Go north, young man. That would be the advice Big Oil is embracing this morning now that the U.S. Geological Survey has declaredthe Arctic Circle to house some 20 percent of the world’s yet-to-be-discovered oil and natural gas reserves.
This isn’t a great surprise: Super majors like Exxon Mobil and BP have known for decades that the Arctic housed vast fossil fuel resources, but exploration was always stymied by tricky ice and permafrost, not to mention the exorbitant costs of tapping and extracting Arctic oil. Now, thanks to global warming caused by, um, fossil fuels, the ice obstacle is retreating while any oil price over, say, $60 a barrel would still make the exploration costs palatable.
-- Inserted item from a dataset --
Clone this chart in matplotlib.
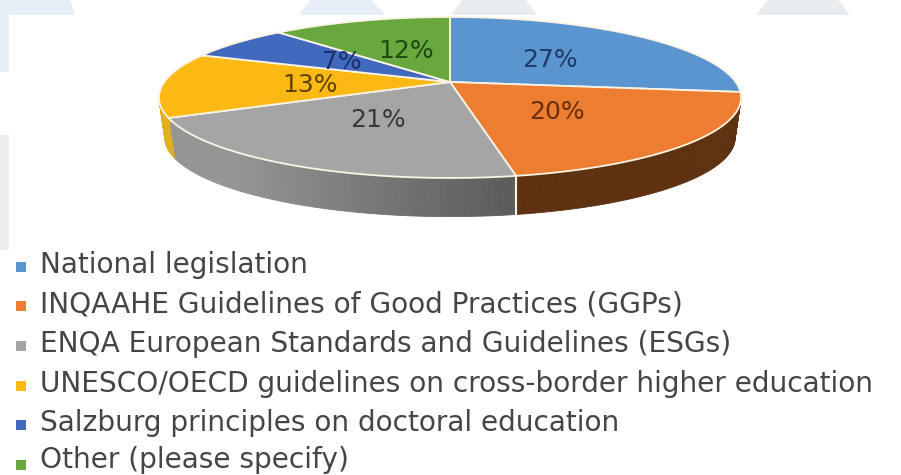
import numpy as np
import matplotlib
matplotlib.use('Agg')
import matplotlib.pyplot as plt
from matplotlib.collections import PolyCollection

categories = ['National legislation',
              'INQAAHE Guidelines of Good Practices (GGPs)',
              'ENQA European Standards and Guidelines (ESGs)',
              'UNESCO/OECD guidelines on cross-border higher education',
              'Salzburg principles on doctoral education',
              'Other (please specify)']
values = [27, 20, 21, 13, 7, 12]
colors = ['#5b95cf', '#ed7d31', '#a5a5a5', '#fdb913', '#4169bd', '#68a83f']
side_dark = ['#3a6690', '#5e3210', '#5c5c5c', '#a07a00', '#2c4a80', '#47702c']
side_light = ['#3a6690', '#6d3c14', '#959595', '#e0b020', '#2c4a80', '#47702c']
label_colors = ['#1c3c66', '#6a2e08', '#38383c', '#5f4300', '#1c2f66', '#1d4a10']

# pie placement in pixels, tilted disc
cx, cy = 450, 82
a, b, c = 285.6, 77.5, 0.1925
depth = 41
inset = 0.98


def project(theta, r=1.0):
    x = r * np.sin(theta)
    y = r * np.cos(theta)
    d = 1 + c * y
    return cx + a * x / d, cy - b * y / d


fig = plt.figure(figsize=(9.01, 4.75), dpi=100)
ax = fig.add_axes([0, 0, 1, 1])
ax.set_xlim(0, 901)
ax.set_ylim(475, 0)
ax.axis('off')

# faint watermark behind the chart
ax.fill([0, 70, 75, 0], [0, 0, 15, 15], color='#e6eff8', lw=0)
ax.fill([310, 372, 385, 299], [0, 0, 15, 15], color='#e6eff8', lw=0)
ax.fill([462, 526, 537, 451], [0, 0, 15, 15], color='#e9ecef', lw=0)
ax.fill([768, 838, 850, 756], [0, 0, 15, 15], color='#e9ecef', lw=0)
ax.fill([0, 9, 9, 0], [15, 15, 72, 72], color='#e6eff8', lw=0)
ax.fill([0, 9, 9, 0], [135, 135, 250, 250], color='#eeeeee', lw=0)

edges = np.concatenate([[0], np.cumsum(values)]) / sum(values) * 2 * np.pi

# side wall with a shaded strip per step
for i in range(len(values)):
    t = np.linspace(edges[i], edges[i + 1], 80)
    quads = []
    cols = []
    dk = np.array(matplotlib.colors.to_rgb(side_dark[i]))
    lt = np.array(matplotlib.colors.to_rgb(side_light[i]))
    for t0, t1 in zip(t[:-1], t[1:]):
        if np.cos((t0 + t1) / 2) > 0.25:
            continue
        x0, y0 = project(t0)
        x1, y1 = project(t1)
        x2, y2 = project(t0, inset)
        x3, y3 = project(t1, inset)
        quads.append([(x0, y0), (x1, y1), (x3, y3 + depth), (x2, y2 + depth)])
        f = np.clip((x0 - 510) / (235 - 510), 0, 1)
        cols.append(dk + (lt - dk) * f)
    if quads:
        ax.add_collection(PolyCollection(quads, facecolors=cols, edgecolors=cols, lw=0.6))

# white seam between the wall segments
sx, sy = project(edges[2])
ax.plot([sx, sx], [sy, sy + depth - 2], color='#fff4ea', lw=1.5)

# top of the pie
for i in range(len(values)):
    t = np.linspace(edges[i], edges[i + 1], 120)
    x, y = project(t)
    ax.fill(np.r_[cx, x], np.r_[cy, y], facecolor=colors[i], edgecolor='#fdf3e4', lw=1.3,
            joinstyle='round')

# data labels
label_x = [550, 557, 378, 310, 342, 406]
label_y = [60, 112, 120, 85, 62, 51]
for i in range(len(values)):
    ax.text(label_x[i], label_y[i], f'{values[i]}%', ha='center', va='center',
            fontsize=18, color=label_colors[i], family='DejaVu Sans')

# legend, last row sits tight against the bottom edge
legend_y = [267, 306, 346, 386, 425, 465]
legend_base = [273, 312, 352, 392, 431, 467.5]
for i in range(len(categories)):
    ax.scatter(20.5, legend_y[i], marker='s', s=62, color=colors[i], lw=0)
    ax.text(40, legend_base[i], categories[i], ha='left', va='baseline', fontsize=20.2,
            color='#454545', family='DejaVu Sans')

fig.savefig('out.png', dpi=100)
So while Peak Oil pundits, environmentalists, Al Gore, and even T. Boone Pickens beat their heads against the wall, the oil companies and many Arctic nations (think the United States, Canada, Norway, and Russia) see money to be made and influence to be swayed. Already companies like Royal Dutch Shell PLC have spent more than $2 billion acquiring drilling leases in Alaska’s Chukchi Sea, the Wall Street Journal reports. This new estimate of Arctic natural wealth may make energy planners and politicians think twice before declaring an end to the era of oil. That, as the Journal headline puts it, is “cold comfort” for the rest of us.
Speaking of fossil fuel use, it’s been 100 years since Henry Ford launched the Model T and an era of mass production. Today his company once more will declare that its future lies in small cars, the New York Times reports, in a profile of chief executive Alan Mulally. An industry outsider (he came from Boeing), Mulally holds no truck with the SUV culture that dominated U.S. auto production in recent decades. Today’s announcement represents “a big bet on the future of the American auto industry, involving the redirection of billions of dollars in investment, that Mr. Mulally hopes will help Ford thrive, not just survive,” writes the NYT.
It’s a sentiment grudgingly endorsed by GM, which fell further behind Toyota in global sales during the last three months. Worrysome for the company, its overseas business—hit by the global credit crunch—failed to offset plummeting domestic sales this time around.
Kevin Johnson, the veteran Microsoft executive in charge of its online efforts and its flagship Windows operating system, is leaving the company to head up Juniper Networks. This isn’t any ordinary tech-sector move. Johnson led Microsoft’s bid to buy Yahoo, and his departure reflects “deep dissatisfaction by Microsoft Chief Executive Steve Ballmer with the performance of Microsoft’s online business,” writes the WSJ. Cue much Microsoftology analysis, best captured by the Financial Times, which attributes “Mr Johnson’s abrupt departure” to “lying a poor third to Google and Yahoo [online], … the failure of its bid for Yahoo and the debacle over the marketing of its Windows Vista operating system over the last year.” And where are Johnson’s new offices located? Right next door to Yahoo, notes All Things Digital.
With an approving nod from President Bush, the House of Representatives voted in favor of the mammoth mortgage-rescue bill that will provide up to $300 billion in assistance to struggling homeowners (more than 1 million homeowners have now lost their homes) and bolster the mortgage giants Fannie Mae and Freddie Mac—at an estimated cost of $25 billion all by itself. With the Senate expected to pass the measure, shares in the two companies rose sharply.
Finally, if the stock market is making you stressed, why not try a little yoga? The WSJ notes that an increasing number of fund managers are taking yoga classes to relax. It writes: “Bond-fund guru Mr. [William] Gross, a founder of Pimco, does yoga five days a week and says some of his best ideas come when he is standing on his head.” No doubt that’s the best position to assess a downward dog of a market.